* **Instruction**: Give every line back verbatim, dropping all images.

-- begin Information provided --

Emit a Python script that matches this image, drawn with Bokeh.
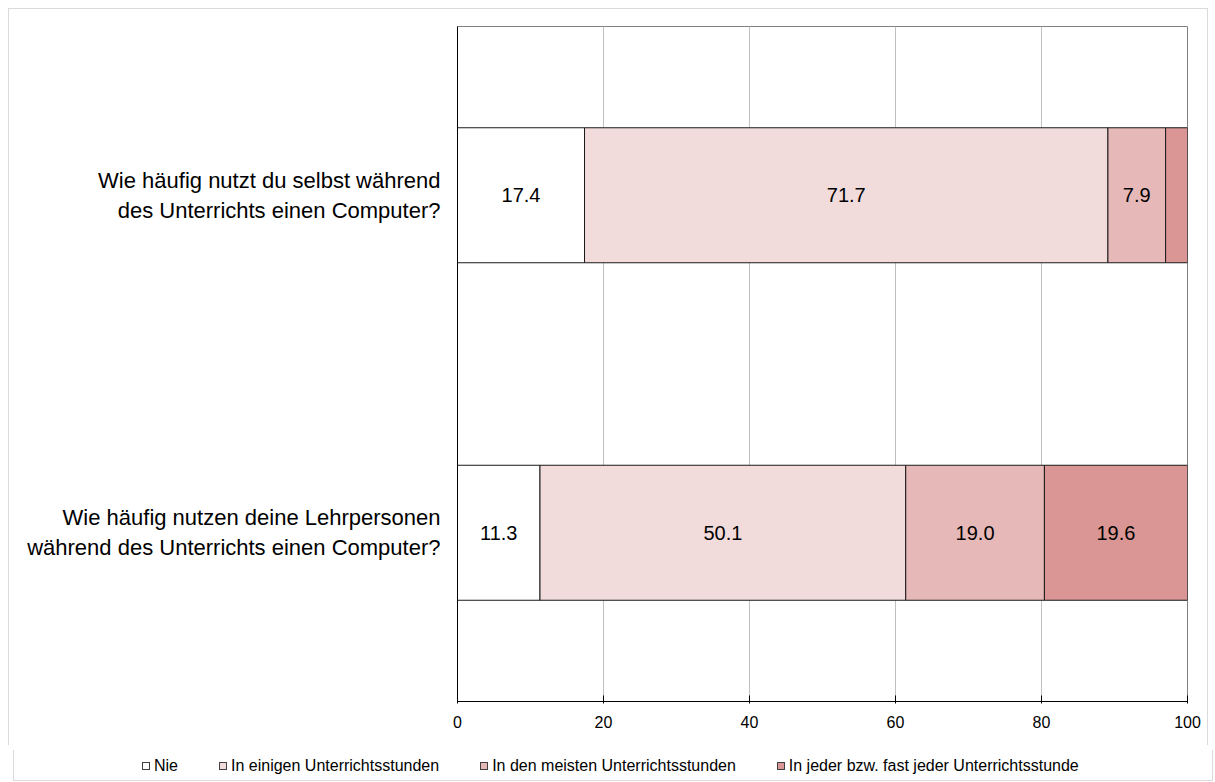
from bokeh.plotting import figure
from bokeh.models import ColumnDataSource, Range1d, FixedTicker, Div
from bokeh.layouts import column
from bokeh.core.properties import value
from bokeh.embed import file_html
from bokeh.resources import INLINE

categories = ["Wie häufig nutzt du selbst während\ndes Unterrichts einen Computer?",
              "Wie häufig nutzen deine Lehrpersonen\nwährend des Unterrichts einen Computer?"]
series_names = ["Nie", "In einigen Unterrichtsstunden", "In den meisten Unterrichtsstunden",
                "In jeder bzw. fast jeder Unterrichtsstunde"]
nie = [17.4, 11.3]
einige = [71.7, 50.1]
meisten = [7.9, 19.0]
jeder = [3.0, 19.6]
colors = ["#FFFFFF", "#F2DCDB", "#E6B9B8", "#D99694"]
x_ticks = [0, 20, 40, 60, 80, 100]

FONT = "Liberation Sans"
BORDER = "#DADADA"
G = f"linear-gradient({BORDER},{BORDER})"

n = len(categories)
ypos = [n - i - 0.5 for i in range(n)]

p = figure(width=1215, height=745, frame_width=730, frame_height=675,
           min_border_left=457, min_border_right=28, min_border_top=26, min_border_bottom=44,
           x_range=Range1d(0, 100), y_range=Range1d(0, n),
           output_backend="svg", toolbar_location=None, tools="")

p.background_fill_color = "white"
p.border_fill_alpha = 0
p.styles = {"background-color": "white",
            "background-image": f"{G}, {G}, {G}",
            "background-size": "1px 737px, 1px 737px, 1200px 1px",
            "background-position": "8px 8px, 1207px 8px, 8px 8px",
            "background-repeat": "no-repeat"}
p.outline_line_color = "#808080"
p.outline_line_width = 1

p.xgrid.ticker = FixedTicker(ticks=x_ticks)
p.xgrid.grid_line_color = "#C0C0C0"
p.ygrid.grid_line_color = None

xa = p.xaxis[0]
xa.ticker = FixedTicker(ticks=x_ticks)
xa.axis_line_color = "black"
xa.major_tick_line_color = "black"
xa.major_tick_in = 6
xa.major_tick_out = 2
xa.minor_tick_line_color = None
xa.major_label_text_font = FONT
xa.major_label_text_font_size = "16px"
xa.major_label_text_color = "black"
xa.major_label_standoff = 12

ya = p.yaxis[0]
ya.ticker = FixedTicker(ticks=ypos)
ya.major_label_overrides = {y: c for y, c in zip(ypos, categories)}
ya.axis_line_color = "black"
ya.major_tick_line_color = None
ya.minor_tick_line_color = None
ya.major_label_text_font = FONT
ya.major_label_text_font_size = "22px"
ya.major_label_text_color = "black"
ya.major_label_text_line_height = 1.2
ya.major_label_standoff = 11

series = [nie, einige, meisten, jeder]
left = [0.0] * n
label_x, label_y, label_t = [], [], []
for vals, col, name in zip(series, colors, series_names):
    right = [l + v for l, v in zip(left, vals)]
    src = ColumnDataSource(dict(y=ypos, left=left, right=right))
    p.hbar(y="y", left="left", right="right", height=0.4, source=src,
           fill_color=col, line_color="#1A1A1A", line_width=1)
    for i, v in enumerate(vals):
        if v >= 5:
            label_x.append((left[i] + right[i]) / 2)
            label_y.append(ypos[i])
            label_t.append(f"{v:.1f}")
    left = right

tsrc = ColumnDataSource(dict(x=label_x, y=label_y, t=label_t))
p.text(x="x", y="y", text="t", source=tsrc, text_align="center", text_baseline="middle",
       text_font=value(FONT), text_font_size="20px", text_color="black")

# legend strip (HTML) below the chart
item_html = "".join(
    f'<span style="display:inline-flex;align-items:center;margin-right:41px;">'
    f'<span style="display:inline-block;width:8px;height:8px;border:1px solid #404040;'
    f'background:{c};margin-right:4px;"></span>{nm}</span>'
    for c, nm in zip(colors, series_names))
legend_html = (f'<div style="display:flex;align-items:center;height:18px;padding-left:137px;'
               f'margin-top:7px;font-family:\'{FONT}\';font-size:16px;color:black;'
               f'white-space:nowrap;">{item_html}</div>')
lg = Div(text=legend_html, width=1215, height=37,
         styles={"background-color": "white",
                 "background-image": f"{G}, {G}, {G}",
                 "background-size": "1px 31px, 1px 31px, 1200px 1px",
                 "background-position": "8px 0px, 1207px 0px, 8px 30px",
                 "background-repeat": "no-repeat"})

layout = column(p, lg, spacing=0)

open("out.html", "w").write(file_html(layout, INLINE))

-- end Information provided --

* **Response**:
Emit a Python script that matches this image, drawn with Bokeh.
from bokeh.plotting import figure
from bokeh.models import ColumnDataSource, Range1d, FixedTicker, Div
from bokeh.layouts import column
from bokeh.core.properties import value
from bokeh.embed import file_html
from bokeh.resources import INLINE

categories = ["Wie häufig nutzt du selbst während\ndes Unterrichts einen Computer?",
              "Wie häufig nutzen deine Lehrpersonen\nwährend des Unterrichts einen Computer?"]
series_names = ["Nie", "In einigen Unterrichtsstunden", "In den meisten Unterrichtsstunden",
                "In jeder bzw. fast jeder Unterrichtsstunde"]
nie = [17.4, 11.3]
einige = [71.7, 50.1]
meisten = [7.9, 19.0]
jeder = [3.0, 19.6]
colors = ["#FFFFFF", "#F2DCDB", "#E6B9B8", "#D99694"]
x_ticks = [0, 20, 40, 60, 80, 100]

FONT = "Liberation Sans"
BORDER = "#DADADA"
G = f"linear-gradient({BORDER},{BORDER})"

n = len(categories)
ypos = [n - i - 0.5 for i in range(n)]

p = figure(width=1215, height=745, frame_width=730, frame_height=675,
           min_border_left=457, min_border_right=28, min_border_top=26, min_border_bottom=44,
           x_range=Range1d(0, 100), y_range=Range1d(0, n),
           output_backend="svg", toolbar_location=None, tools="")

p.background_fill_color = "white"
p.border_fill_alpha = 0
p.styles = {"background-color": "white",
            "background-image": f"{G}, {G}, {G}",
            "background-size": "1px 737px, 1px 737px, 1200px 1px",
            "background-position": "8px 8px, 1207px 8px, 8px 8px",
            "background-repeat": "no-repeat"}
p.outline_line_color = "#808080"
p.outline_line_width = 1

p.xgrid.ticker = FixedTicker(ticks=x_ticks)
p.xgrid.grid_line_color = "#C0C0C0"
p.ygrid.grid_line_color = None

xa = p.xaxis[0]
xa.ticker = FixedTicker(ticks=x_ticks)
xa.axis_line_color = "black"
xa.major_tick_line_color = "black"
xa.major_tick_in = 6
xa.major_tick_out = 2
xa.minor_tick_line_color = None
xa.major_label_text_font = FONT
xa.major_label_text_font_size = "16px"
xa.major_label_text_color = "black"
xa.major_label_standoff = 12

ya = p.yaxis[0]
ya.ticker = FixedTicker(ticks=ypos)
ya.major_label_overrides = {y: c for y, c in zip(ypos, categories)}
ya.axis_line_color = "black"
ya.major_tick_line_color = None
ya.minor_tick_line_color = None
ya.major_label_text_font = FONT
ya.major_label_text_font_size = "22px"
ya.major_label_text_color = "black"
ya.major_label_text_line_height = 1.2
ya.major_label_standoff = 11

series = [nie, einige, meisten, jeder]
left = [0.0] * n
label_x, label_y, label_t = [], [], []
for vals, col, name in zip(series, colors, series_names):
    right = [l + v for l, v in zip(left, vals)]
    src = ColumnDataSource(dict(y=ypos, left=left, right=right))
    p.hbar(y="y", left="left", right="right", height=0.4, source=src,
           fill_color=col, line_color="#1A1A1A", line_width=1)
    for i, v in enumerate(vals):
        if v >= 5:
            label_x.append((left[i] + right[i]) / 2)
            label_y.append(ypos[i])
            label_t.append(f"{v:.1f}")
    left = right

tsrc = ColumnDataSource(dict(x=label_x, y=label_y, t=label_t))
p.text(x="x", y="y", text="t", source=tsrc, text_align="center", text_baseline="middle",
       text_font=value(FONT), text_font_size="20px", text_color="black")

# legend strip (HTML) below the chart
item_html = "".join(
    f'<span style="display:inline-flex;align-items:center;margin-right:41px;">'
    f'<span style="display:inline-block;width:8px;height:8px;border:1px solid #404040;'
    f'background:{c};margin-right:4px;"></span>{nm}</span>'
    for c, nm in zip(colors, series_names))
legend_html = (f'<div style="display:flex;align-items:center;height:18px;padding-left:137px;'
               f'margin-top:7px;font-family:\'{FONT}\';font-size:16px;color:black;'
               f'white-space:nowrap;">{item_html}</div>')
lg = Div(text=legend_html, width=1215, height=37,
         styles={"background-color": "white",
                 "background-image": f"{G}, {G}, {G}",
                 "background-size": "1px 31px, 1px 31px, 1200px 1px",
                 "background-position": "8px 0px, 1207px 0px, 8px 30px",
                 "background-repeat": "no-repeat"})

layout = column(p, lg, spacing=0)

open("out.html", "w").write(file_html(layout, INLINE))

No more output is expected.